■ **WHAT IS ASKED**
Filter out everything except lines holding "that".

:::

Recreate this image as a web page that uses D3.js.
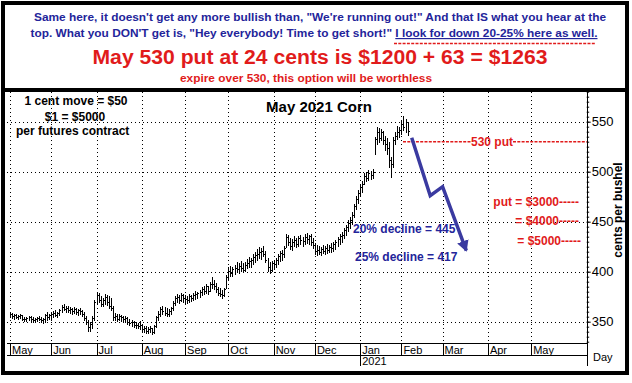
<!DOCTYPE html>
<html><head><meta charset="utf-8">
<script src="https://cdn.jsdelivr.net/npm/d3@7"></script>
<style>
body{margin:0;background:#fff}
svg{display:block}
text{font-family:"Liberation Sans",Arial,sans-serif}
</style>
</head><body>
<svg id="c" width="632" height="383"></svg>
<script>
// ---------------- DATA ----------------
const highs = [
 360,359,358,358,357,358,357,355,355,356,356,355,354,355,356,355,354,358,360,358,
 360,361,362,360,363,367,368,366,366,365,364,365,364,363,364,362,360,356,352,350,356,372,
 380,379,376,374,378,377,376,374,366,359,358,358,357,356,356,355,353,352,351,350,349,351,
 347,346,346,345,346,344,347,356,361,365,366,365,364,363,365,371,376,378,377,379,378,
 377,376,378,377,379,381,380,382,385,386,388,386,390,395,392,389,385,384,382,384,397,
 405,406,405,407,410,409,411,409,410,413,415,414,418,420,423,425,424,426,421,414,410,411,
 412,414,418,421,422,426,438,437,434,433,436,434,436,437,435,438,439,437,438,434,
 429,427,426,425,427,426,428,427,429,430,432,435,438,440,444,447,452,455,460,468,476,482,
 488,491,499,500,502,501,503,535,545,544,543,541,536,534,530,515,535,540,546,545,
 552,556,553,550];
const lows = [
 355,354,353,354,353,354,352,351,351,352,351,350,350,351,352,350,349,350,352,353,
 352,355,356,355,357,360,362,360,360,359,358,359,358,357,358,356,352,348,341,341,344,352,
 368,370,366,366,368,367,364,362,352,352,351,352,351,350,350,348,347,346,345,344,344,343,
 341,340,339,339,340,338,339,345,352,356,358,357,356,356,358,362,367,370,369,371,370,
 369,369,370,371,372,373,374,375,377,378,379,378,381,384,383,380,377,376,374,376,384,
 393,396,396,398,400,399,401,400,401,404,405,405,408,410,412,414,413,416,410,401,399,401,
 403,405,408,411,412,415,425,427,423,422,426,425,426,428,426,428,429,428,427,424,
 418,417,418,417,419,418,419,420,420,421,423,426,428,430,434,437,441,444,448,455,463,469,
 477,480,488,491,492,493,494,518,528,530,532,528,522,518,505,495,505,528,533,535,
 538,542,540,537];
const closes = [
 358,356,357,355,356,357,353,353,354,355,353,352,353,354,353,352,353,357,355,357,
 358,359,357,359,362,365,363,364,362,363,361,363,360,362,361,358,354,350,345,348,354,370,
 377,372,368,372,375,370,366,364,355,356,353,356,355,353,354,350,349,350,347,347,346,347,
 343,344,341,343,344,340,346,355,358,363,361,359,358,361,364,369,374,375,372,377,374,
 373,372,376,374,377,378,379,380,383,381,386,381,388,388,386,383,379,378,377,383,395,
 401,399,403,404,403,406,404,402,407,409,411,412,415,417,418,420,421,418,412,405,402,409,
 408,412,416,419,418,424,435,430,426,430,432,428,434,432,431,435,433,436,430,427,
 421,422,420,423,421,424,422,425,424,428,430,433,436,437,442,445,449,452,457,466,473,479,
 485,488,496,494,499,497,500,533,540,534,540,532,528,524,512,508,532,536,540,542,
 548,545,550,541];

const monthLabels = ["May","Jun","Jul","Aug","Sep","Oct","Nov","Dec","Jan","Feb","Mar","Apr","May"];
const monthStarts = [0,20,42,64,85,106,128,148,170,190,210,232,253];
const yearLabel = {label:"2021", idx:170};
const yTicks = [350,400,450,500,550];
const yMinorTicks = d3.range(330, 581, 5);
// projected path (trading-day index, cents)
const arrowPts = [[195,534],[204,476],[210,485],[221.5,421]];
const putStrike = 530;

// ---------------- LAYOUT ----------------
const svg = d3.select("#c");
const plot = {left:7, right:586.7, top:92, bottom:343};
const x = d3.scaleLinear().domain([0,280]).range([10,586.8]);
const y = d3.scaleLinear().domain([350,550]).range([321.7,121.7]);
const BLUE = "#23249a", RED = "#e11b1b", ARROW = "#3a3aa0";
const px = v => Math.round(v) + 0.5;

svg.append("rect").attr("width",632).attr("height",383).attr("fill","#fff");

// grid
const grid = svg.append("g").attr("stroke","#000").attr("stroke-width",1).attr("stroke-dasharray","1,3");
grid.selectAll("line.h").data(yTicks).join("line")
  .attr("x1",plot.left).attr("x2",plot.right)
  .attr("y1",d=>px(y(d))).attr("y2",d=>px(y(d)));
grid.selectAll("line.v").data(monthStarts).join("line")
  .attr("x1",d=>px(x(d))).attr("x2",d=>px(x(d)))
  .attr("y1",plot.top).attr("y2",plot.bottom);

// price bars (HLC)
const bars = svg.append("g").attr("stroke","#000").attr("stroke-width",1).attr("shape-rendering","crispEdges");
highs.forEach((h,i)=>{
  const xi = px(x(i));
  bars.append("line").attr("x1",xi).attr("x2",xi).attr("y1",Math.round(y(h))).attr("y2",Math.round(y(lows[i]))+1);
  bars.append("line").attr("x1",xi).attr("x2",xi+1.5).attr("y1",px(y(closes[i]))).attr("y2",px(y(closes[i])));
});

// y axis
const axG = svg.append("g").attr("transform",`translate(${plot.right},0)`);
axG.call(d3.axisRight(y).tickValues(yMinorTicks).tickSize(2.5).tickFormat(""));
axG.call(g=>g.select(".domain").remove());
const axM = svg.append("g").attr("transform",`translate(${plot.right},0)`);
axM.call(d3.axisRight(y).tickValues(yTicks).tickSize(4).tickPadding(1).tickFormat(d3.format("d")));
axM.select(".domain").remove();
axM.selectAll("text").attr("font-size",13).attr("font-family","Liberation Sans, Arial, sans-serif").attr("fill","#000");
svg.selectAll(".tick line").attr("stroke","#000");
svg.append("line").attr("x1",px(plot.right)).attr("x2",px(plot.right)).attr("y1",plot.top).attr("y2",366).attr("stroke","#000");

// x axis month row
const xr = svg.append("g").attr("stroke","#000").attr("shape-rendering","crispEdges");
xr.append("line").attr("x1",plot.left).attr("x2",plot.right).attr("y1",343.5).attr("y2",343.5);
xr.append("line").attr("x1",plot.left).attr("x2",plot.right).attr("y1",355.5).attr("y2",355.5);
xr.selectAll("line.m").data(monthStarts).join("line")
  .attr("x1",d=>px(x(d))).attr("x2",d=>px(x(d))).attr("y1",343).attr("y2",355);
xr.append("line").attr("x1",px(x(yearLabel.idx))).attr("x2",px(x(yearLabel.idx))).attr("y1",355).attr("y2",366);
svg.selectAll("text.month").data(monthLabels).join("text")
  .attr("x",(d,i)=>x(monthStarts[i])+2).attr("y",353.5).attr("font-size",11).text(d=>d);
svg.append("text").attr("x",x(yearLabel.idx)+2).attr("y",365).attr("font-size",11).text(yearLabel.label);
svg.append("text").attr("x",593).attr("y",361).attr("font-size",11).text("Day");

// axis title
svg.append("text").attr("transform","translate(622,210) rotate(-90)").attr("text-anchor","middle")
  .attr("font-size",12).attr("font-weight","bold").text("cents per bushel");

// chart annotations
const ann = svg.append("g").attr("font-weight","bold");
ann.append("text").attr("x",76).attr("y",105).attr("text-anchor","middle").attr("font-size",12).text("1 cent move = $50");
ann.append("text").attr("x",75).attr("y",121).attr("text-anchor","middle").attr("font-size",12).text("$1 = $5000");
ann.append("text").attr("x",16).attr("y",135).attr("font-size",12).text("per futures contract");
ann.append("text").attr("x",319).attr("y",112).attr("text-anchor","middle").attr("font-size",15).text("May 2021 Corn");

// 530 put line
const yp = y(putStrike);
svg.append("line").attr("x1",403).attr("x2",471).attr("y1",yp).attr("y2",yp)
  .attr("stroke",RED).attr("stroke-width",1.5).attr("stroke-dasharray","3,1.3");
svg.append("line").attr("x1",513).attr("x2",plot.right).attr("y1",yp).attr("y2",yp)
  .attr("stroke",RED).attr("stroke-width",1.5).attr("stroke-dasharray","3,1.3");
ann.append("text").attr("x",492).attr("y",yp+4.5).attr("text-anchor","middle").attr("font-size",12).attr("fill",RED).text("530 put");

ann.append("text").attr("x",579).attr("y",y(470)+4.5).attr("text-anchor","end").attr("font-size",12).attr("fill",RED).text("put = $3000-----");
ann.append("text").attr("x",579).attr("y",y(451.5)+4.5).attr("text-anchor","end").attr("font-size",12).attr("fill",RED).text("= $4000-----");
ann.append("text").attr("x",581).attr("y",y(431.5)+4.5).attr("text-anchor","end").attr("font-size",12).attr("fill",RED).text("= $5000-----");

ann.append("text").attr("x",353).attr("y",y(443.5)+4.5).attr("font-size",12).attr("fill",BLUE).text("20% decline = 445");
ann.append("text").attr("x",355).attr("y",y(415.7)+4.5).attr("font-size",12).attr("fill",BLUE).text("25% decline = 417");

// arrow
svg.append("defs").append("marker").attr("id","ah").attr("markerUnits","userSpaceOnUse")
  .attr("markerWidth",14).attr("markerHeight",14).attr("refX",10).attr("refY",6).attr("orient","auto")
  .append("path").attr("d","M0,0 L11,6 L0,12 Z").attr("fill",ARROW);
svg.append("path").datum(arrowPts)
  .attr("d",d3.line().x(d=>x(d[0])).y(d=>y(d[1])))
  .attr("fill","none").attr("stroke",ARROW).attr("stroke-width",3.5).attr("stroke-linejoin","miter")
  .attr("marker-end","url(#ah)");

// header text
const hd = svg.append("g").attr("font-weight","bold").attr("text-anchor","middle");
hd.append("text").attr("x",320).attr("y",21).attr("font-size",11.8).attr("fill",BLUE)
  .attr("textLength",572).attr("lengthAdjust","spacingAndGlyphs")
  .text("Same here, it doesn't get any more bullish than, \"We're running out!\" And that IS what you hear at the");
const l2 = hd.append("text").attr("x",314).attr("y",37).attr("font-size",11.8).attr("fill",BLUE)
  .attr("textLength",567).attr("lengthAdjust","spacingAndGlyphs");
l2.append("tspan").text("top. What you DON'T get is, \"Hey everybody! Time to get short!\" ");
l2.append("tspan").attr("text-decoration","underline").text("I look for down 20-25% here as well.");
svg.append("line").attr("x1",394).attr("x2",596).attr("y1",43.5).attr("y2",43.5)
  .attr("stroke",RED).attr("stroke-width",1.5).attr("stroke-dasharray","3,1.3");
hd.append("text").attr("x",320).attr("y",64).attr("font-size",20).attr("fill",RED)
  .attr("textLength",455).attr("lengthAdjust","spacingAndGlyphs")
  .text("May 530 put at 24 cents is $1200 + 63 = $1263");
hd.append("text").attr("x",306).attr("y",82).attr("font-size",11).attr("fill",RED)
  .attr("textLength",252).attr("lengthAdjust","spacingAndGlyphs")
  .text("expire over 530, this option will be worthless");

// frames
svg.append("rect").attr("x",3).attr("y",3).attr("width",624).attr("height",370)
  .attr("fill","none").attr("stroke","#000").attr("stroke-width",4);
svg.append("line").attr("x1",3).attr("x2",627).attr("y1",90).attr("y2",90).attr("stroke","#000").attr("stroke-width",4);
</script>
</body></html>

:::

■ **RESULT OF THIS EXERCISE**
Recreate this image as a web page that uses D3.js.
  .text("Same here, it doesn't get any more bullish than, \"We're running out!\" And that IS what you hear at the");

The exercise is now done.